BEGIN Data shown
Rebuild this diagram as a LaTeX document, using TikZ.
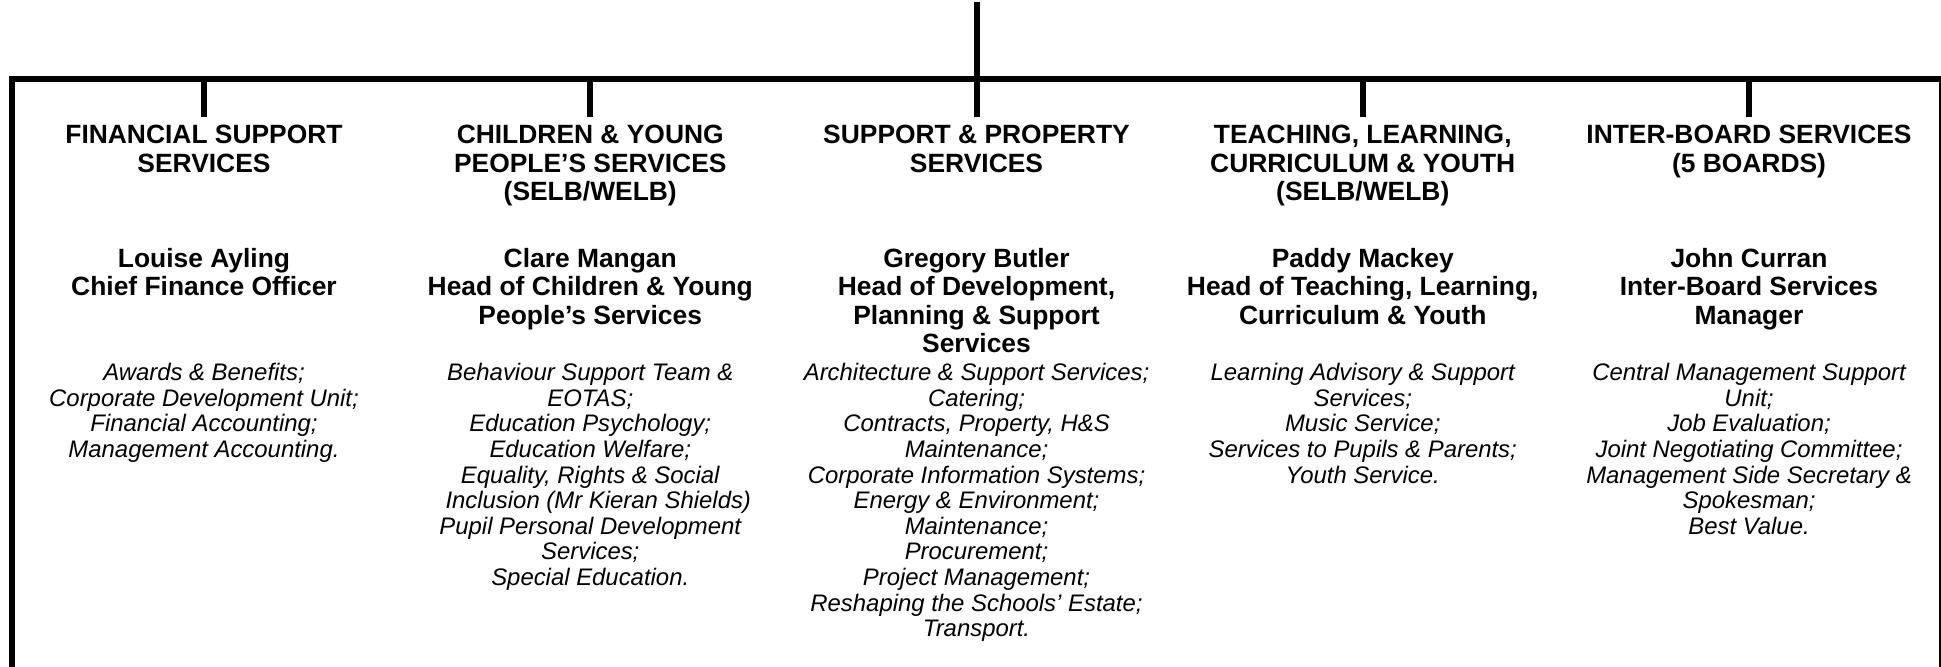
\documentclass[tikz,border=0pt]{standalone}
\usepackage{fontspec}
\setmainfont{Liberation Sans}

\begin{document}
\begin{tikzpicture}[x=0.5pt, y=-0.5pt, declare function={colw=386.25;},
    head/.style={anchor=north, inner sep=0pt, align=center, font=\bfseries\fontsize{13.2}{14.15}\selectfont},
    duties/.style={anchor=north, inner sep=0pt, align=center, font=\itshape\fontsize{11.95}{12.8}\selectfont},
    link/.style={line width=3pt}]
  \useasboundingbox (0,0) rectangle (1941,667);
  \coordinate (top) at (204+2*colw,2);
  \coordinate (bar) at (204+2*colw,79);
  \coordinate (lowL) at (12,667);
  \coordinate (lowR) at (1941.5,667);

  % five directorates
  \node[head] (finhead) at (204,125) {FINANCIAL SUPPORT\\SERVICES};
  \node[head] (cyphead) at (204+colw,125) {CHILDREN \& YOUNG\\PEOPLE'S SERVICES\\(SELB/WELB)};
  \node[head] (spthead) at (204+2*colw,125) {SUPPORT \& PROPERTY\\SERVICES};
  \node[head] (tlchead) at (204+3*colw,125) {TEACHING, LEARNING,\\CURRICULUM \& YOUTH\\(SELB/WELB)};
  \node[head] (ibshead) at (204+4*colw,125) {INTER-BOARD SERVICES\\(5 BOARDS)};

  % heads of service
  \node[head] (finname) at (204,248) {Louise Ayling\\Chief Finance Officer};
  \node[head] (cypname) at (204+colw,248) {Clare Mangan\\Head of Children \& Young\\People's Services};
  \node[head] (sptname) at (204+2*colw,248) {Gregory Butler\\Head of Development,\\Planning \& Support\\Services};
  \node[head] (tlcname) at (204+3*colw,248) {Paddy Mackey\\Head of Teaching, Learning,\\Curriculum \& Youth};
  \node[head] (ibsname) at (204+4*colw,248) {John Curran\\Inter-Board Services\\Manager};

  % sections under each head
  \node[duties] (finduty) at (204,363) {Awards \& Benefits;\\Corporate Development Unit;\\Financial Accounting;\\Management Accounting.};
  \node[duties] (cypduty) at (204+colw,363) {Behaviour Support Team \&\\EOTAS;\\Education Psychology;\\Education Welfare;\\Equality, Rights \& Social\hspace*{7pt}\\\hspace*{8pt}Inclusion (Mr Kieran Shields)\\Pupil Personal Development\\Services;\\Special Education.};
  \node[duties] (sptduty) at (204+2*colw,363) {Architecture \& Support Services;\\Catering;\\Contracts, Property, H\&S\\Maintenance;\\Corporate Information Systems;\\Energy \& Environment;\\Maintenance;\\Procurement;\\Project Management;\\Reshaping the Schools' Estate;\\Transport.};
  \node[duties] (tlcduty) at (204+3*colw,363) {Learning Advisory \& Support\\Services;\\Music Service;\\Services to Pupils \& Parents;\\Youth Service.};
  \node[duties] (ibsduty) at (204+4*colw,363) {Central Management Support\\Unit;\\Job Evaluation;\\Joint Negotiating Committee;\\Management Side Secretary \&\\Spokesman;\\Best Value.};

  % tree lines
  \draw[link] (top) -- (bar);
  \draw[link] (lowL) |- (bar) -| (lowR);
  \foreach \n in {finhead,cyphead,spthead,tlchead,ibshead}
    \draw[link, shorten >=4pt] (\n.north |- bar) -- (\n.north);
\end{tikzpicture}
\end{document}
END Data shown
BEGIN Data shown
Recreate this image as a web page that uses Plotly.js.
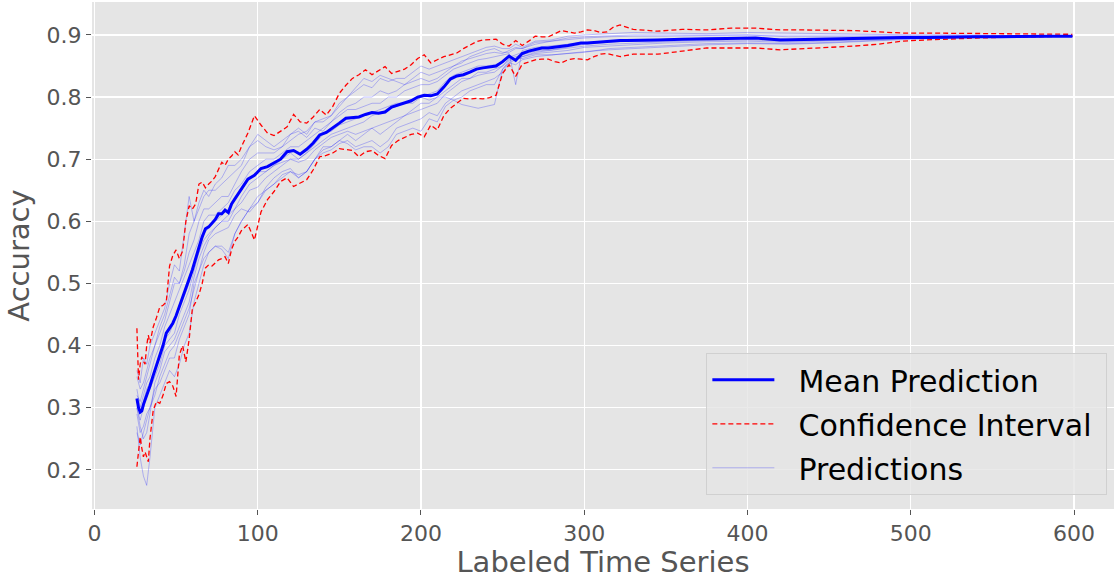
END Data shown
BEGIN Data shown
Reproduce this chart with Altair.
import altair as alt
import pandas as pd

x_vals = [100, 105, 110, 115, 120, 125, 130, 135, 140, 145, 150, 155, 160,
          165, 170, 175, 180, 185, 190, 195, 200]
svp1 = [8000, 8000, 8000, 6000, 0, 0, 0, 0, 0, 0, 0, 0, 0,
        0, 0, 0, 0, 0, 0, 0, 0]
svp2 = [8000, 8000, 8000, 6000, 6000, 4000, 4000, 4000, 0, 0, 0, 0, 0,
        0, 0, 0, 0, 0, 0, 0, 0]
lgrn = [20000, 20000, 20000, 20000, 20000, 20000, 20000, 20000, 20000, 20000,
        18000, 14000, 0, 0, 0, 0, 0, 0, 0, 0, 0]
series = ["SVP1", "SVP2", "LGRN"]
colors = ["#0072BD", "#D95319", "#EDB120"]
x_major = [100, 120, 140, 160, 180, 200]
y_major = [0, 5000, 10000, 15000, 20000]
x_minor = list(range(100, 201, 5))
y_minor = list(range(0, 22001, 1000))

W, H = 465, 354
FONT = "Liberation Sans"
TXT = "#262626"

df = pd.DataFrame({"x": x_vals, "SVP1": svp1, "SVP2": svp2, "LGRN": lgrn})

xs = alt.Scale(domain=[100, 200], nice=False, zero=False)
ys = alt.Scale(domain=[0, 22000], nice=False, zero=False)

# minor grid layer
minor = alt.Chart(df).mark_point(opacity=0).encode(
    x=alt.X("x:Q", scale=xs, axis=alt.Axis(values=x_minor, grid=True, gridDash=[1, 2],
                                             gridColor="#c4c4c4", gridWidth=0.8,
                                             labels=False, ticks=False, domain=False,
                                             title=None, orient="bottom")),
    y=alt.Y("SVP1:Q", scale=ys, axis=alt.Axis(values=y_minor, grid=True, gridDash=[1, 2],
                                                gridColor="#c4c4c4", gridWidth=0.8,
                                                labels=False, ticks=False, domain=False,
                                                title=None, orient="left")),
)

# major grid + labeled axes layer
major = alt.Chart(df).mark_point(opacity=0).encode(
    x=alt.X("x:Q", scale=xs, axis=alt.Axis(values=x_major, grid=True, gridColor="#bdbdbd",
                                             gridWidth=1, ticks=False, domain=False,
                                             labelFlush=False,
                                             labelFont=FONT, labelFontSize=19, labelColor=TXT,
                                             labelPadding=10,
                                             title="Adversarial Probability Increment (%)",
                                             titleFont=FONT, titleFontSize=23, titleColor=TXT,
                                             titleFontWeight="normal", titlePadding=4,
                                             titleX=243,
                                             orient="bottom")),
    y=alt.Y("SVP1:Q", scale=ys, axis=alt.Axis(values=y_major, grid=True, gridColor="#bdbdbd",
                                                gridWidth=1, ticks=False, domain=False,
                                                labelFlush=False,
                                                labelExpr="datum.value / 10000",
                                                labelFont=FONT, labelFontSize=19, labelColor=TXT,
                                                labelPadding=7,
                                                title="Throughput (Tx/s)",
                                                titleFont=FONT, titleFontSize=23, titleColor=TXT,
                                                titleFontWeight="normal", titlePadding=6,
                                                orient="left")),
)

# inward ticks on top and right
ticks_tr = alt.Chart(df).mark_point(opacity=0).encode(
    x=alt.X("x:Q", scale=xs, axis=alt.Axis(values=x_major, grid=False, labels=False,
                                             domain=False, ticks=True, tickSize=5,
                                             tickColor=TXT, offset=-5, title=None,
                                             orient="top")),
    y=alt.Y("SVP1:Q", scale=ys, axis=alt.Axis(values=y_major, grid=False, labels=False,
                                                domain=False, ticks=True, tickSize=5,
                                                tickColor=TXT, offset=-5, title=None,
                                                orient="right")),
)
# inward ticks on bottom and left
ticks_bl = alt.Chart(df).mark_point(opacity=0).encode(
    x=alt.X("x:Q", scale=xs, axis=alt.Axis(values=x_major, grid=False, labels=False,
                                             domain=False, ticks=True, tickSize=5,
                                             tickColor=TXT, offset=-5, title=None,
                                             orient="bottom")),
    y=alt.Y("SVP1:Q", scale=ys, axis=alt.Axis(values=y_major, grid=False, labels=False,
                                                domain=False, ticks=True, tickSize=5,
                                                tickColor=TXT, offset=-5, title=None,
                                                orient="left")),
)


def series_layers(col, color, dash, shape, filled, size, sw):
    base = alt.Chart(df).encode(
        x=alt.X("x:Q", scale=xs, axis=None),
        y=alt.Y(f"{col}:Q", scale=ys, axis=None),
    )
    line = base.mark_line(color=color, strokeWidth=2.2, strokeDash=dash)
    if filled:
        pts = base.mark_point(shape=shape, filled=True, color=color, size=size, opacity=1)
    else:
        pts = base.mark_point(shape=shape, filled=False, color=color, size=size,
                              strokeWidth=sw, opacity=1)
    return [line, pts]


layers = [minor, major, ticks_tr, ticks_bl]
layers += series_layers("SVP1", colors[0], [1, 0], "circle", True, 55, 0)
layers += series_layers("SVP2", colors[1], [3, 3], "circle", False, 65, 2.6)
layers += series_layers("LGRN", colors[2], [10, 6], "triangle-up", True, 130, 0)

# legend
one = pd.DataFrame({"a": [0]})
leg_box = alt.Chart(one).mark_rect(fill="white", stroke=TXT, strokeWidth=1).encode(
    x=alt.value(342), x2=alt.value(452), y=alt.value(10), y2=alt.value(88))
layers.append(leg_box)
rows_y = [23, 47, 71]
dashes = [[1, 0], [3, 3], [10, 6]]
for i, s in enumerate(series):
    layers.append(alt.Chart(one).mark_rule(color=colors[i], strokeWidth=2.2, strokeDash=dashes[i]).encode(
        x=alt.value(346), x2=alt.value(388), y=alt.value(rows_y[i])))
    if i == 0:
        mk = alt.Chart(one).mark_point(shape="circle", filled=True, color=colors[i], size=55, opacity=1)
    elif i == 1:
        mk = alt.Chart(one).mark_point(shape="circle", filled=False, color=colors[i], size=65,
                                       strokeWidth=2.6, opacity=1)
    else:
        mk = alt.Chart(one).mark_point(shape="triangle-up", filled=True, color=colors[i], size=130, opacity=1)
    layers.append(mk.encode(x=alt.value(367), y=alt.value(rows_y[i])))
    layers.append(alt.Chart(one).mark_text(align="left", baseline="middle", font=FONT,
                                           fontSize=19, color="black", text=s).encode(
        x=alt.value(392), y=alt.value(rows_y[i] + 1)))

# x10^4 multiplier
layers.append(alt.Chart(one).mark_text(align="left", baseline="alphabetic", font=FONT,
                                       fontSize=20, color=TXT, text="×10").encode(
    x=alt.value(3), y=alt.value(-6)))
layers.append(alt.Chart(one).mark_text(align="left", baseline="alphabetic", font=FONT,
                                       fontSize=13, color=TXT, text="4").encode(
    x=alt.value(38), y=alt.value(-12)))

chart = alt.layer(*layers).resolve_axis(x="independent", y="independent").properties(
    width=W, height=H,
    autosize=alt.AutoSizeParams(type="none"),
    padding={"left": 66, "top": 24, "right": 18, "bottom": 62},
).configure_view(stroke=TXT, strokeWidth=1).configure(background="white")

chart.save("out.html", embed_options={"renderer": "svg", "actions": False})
END Data shown
Description of the task: Show, from the listing above, each line that contains the word "this".

Task response:
Rebuild this diagram as a LaTeX document, using TikZ.
Recreate this image as a web page that uses Plotly.js.
Reproduce this chart with Altair.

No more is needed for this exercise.